-- Start INPUT RECORDS --

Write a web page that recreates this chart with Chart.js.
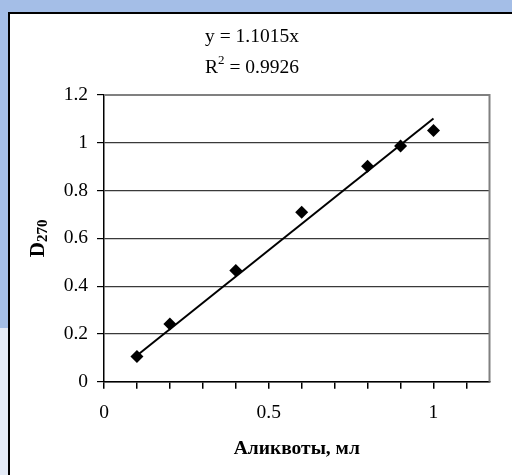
<!DOCTYPE html>
<html>
<head>
<meta charset="utf-8">
<script src="https://cdn.jsdelivr.net/npm/chart.js@4.4.0/dist/chart.umd.min.js"></script>
<style>
    html, body { margin: 0; padding: 0; }
    body { width: 512px; height: 475px; background: #a4bee7; position: relative; overflow: hidden; }
    #pale { position: absolute; left: 0; top: 328px; width: 10px; height: 147px; background: #e4ebf7; }
    #box { position: absolute; left: 8px; top: 12px; width: 520px; height: 480px; background: #fff; border: 2px solid #000; }
    #wrap { position: absolute; left: 0; top: 0; width: 512px; height: 475px; }
</style>
</head>
<body>
<div id="pale"></div>
<div id="box"></div>
<div id="wrap"><canvas id="chart" width="512" height="475"></canvas></div>
<script>
// data
const aliquots = [0.1, 0.2, 0.4, 0.6, 0.8, 0.9, 1.0];
const absorb = [0.105, 0.241, 0.465, 0.709, 0.902, 0.987, 1.051];
// linear trend line (through origin)
const trendX = [0.1, 1.0];
const trendY = [0.110, 1.1015];
const eqText = 'y = 1.1015x';
const r2Text = '0.9926';
// axis ticks
const xTicks = [0, 0.1, 0.2, 0.3, 0.4, 0.5, 0.6, 0.7, 0.8, 0.9, 1.0, 1.1];
const xLabels = [0, 0.5, 1];
const yTicks = [0, 0.2, 0.4, 0.6, 0.8, 1, 1.2];

const serif = "'Liberation Serif', 'Times New Roman', serif";

// Plugin: plot border, trend equation and y axis title
const extras = {
    id: 'extras',
    afterDraw(chart) {
        const ctx = chart.ctx;
        const a = chart.chartArea;
        ctx.save();
        // gray plot border on top and right
        ctx.strokeStyle = '#808080';
        ctx.lineWidth = 2;
        ctx.beginPath();
        ctx.moveTo(a.left, a.top);
        ctx.lineTo(a.right, a.top);
        ctx.lineTo(a.right, a.bottom);
        ctx.stroke();

        // equation text
        ctx.fillStyle = '#000';
        ctx.font = '19.5px ' + serif;
        ctx.textBaseline = 'middle';
        ctx.textAlign = 'center';
        ctx.fillText(eqText, 252, 37);
        const rest = ' = ' + r2Text;
        const wR = ctx.measureText('R').width;
        ctx.font = '13px ' + serif;
        const w2 = ctx.measureText('2').width;
        ctx.font = '19.5px ' + serif;
        const wRest = ctx.measureText(rest).width;
        let x0 = 252 - (wR + w2 + wRest) / 2;
        ctx.textAlign = 'left';
        ctx.fillText('R', x0, 68);
        ctx.font = '13px ' + serif;
        ctx.fillText('2', x0 + wR, 61);
        ctx.font = '19.5px ' + serif;
        ctx.fillText(rest, x0 + wR + w2, 68);

        // y axis title D270 (rotated)
        ctx.translate(37, (a.top + a.bottom) / 2);
        ctx.rotate(-Math.PI / 2);
        ctx.font = 'bold 21px ' + serif;
        const wD = ctx.measureText('D').width;
        ctx.font = 'bold 15px ' + serif;
        const wS = ctx.measureText('270').width;
        const start = -(wD + wS) / 2;
        ctx.textBaseline = 'alphabetic';
        ctx.font = 'bold 21px ' + serif;
        ctx.fillText('D', start, 7);
        ctx.font = 'bold 15px ' + serif;
        ctx.fillText('270', start + wD, 10);
        ctx.restore();
    }
};

const ctx = document.getElementById('chart').getContext('2d');
const chart = new Chart(ctx, {
    type: 'scatter',
    data: {
        datasets: [{
            label: 'D270',
            data: aliquots.map((x, i) => ({ x: x, y: absorb[i] })),
            pointStyle: 'rectRot',
            pointRadius: 6.5,
            backgroundColor: '#000',
            borderColor: '#000',
            borderWidth: 0
        }, {
            type: 'line',
            label: 'trend',
            data: trendX.map((x, i) => ({ x: x, y: trendY[i] })),
            borderColor: '#000',
            borderWidth: 2,
            pointRadius: 0,
            fill: false
        }]
    },
    options: {
        responsive: false,
        animation: false,
        layout: { padding: { top: 95, right: 22.5, left: 0, bottom: 0 } },
        plugins: {
            legend: { display: false },
            tooltip: { enabled: false }
        },
        scales: {
            x: {
                type: 'linear',
                min: 0,
                max: 1.17,
                afterBuildTicks: s => { s.ticks = xTicks.map(v => ({ value: v })); },
                afterFit: s => { s.height = 475 - 381.7; },
                ticks: {
                    autoSkip: false,
                    maxRotation: 0,
                    padding: 12,
                    color: '#000',
                    font: { family: serif, size: 19.5 },
                    callback: v => xLabels.some(l => Math.abs(l - v) < 1e-6) ? String(v) : ''
                },
                grid: { drawOnChartArea: false, drawTicks: true, tickLength: 7, color: '#000', lineWidth: 1.5 },
                border: { display: true, color: '#000', width: 1.5 },
                title: {
                    display: true,
                    text: 'Аликвоты, мл',
                    color: '#000',
                    font: { family: serif, size: 19.5, weight: 'bold' },
                    padding: { top: 0, bottom: 14 }
                }
            },
            y: {
                min: 0,
                max: 1.2,
                afterBuildTicks: s => { s.ticks = yTicks.map(v => ({ value: v })); },
                afterFit: s => { s.width = 104; },
                ticks: {
                    padding: 9,
                    color: '#000',
                    font: { family: serif, size: 19.5 },
                    callback: v => String(v)
                },
                grid: { color: '#3a3a3a', lineWidth: 1.2, drawTicks: true, tickLength: 7, tickColor: '#000' },
                border: { display: true, color: '#000', width: 1.5 }
            }
        }
    },
    plugins: [extras]
});
</script>
</body>
</html>
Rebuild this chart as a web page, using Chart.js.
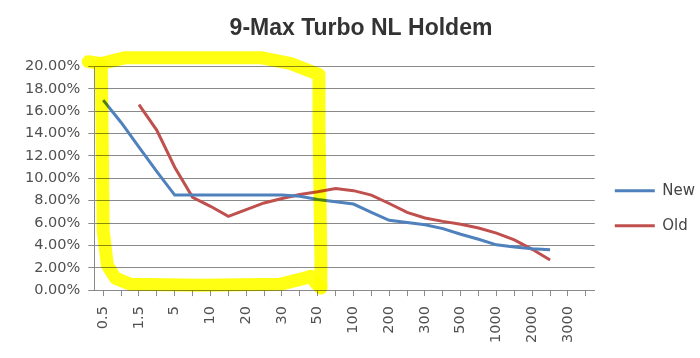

-- End INPUT RECORDS --

WHAT IS BEING ASKED:
Transcribe the complete set of entries verbatim. No pictures belong in the copy.

EXERCISE RESPONSE:
Write a web page that recreates this chart with Chart.js.
<!DOCTYPE html>
<html>
<head>
<meta charset="utf-8">
<script src="https://cdn.jsdelivr.net/npm/chart.js@4.4.0/dist/chart.umd.min.js"></script>
<style>
    html, body { margin: 0; padding: 0; }
    body { width: 512px; height: 475px; background: #a4bee7; position: relative; overflow: hidden; }
    #pale { position: absolute; left: 0; top: 328px; width: 10px; height: 147px; background: #e4ebf7; }
    #box { position: absolute; left: 8px; top: 12px; width: 520px; height: 480px; background: #fff; border: 2px solid #000; }
    #wrap { position: absolute; left: 0; top: 0; width: 512px; height: 475px; }
</style>
</head>
<body>
<div id="pale"></div>
<div id="box"></div>
<div id="wrap"><canvas id="chart" width="512" height="475"></canvas></div>
<script>
// data
const aliquots = [0.1, 0.2, 0.4, 0.6, 0.8, 0.9, 1.0];
const absorb = [0.105, 0.241, 0.465, 0.709, 0.902, 0.987, 1.051];
// linear trend line (through origin)
const trendX = [0.1, 1.0];
const trendY = [0.110, 1.1015];
const eqText = 'y = 1.1015x';
const r2Text = '0.9926';
// axis ticks
const xTicks = [0, 0.1, 0.2, 0.3, 0.4, 0.5, 0.6, 0.7, 0.8, 0.9, 1.0, 1.1];
const xLabels = [0, 0.5, 1];
const yTicks = [0, 0.2, 0.4, 0.6, 0.8, 1, 1.2];

const serif = "'Liberation Serif', 'Times New Roman', serif";

// Plugin: plot border, trend equation and y axis title
const extras = {
    id: 'extras',
    afterDraw(chart) {
        const ctx = chart.ctx;
        const a = chart.chartArea;
        ctx.save();
        // gray plot border on top and right
        ctx.strokeStyle = '#808080';
        ctx.lineWidth = 2;
        ctx.beginPath();
        ctx.moveTo(a.left, a.top);
        ctx.lineTo(a.right, a.top);
        ctx.lineTo(a.right, a.bottom);
        ctx.stroke();

        // equation text
        ctx.fillStyle = '#000';
        ctx.font = '19.5px ' + serif;
        ctx.textBaseline = 'middle';
        ctx.textAlign = 'center';
        ctx.fillText(eqText, 252, 37);
        const rest = ' = ' + r2Text;
        const wR = ctx.measureText('R').width;
        ctx.font = '13px ' + serif;
        const w2 = ctx.measureText('2').width;
        ctx.font = '19.5px ' + serif;
        const wRest = ctx.measureText(rest).width;
        let x0 = 252 - (wR + w2 + wRest) / 2;
        ctx.textAlign = 'left';
        ctx.fillText('R', x0, 68);
        ctx.font = '13px ' + serif;
        ctx.fillText('2', x0 + wR, 61);
        ctx.font = '19.5px ' + serif;
        ctx.fillText(rest, x0 + wR + w2, 68);

        // y axis title D270 (rotated)
        ctx.translate(37, (a.top + a.bottom) / 2);
        ctx.rotate(-Math.PI / 2);
        ctx.font = 'bold 21px ' + serif;
        const wD = ctx.measureText('D').width;
        ctx.font = 'bold 15px ' + serif;
        const wS = ctx.measureText('270').width;
        const start = -(wD + wS) / 2;
        ctx.textBaseline = 'alphabetic';
        ctx.font = 'bold 21px ' + serif;
        ctx.fillText('D', start, 7);
        ctx.font = 'bold 15px ' + serif;
        ctx.fillText('270', start + wD, 10);
        ctx.restore();
    }
};

const ctx = document.getElementById('chart').getContext('2d');
const chart = new Chart(ctx, {
    type: 'scatter',
    data: {
        datasets: [{
            label: 'D270',
            data: aliquots.map((x, i) => ({ x: x, y: absorb[i] })),
            pointStyle: 'rectRot',
            pointRadius: 6.5,
            backgroundColor: '#000',
            borderColor: '#000',
            borderWidth: 0
        }, {
            type: 'line',
            label: 'trend',
            data: trendX.map((x, i) => ({ x: x, y: trendY[i] })),
            borderColor: '#000',
            borderWidth: 2,
            pointRadius: 0,
            fill: false
        }]
    },
    options: {
        responsive: false,
        animation: false,
        layout: { padding: { top: 95, right: 22.5, left: 0, bottom: 0 } },
        plugins: {
            legend: { display: false },
            tooltip: { enabled: false }
        },
        scales: {
            x: {
                type: 'linear',
                min: 0,
                max: 1.17,
                afterBuildTicks: s => { s.ticks = xTicks.map(v => ({ value: v })); },
                afterFit: s => { s.height = 475 - 381.7; },
                ticks: {
                    autoSkip: false,
                    maxRotation: 0,
                    padding: 12,
                    color: '#000',
                    font: { family: serif, size: 19.5 },
                    callback: v => xLabels.some(l => Math.abs(l - v) < 1e-6) ? String(v) : ''
                },
                grid: { drawOnChartArea: false, drawTicks: true, tickLength: 7, color: '#000', lineWidth: 1.5 },
                border: { display: true, color: '#000', width: 1.5 },
                title: {
                    display: true,
                    text: 'Аликвоты, мл',
                    color: '#000',
                    font: { family: serif, size: 19.5, weight: 'bold' },
                    padding: { top: 0, bottom: 14 }
                }
            },
            y: {
                min: 0,
                max: 1.2,
                afterBuildTicks: s => { s.ticks = yTicks.map(v => ({ value: v })); },
                afterFit: s => { s.width = 104; },
                ticks: {
                    padding: 9,
                    color: '#000',
                    font: { family: serif, size: 19.5 },
                    callback: v => String(v)
                },
                grid: { color: '#3a3a3a', lineWidth: 1.2, drawTicks: true, tickLength: 7, tickColor: '#000' },
                border: { display: true, color: '#000', width: 1.5 }
            }
        }
    },
    plugins: [extras]
});
</script>
</body>
</html>
Rebuild this chart as a web page, using Chart.js.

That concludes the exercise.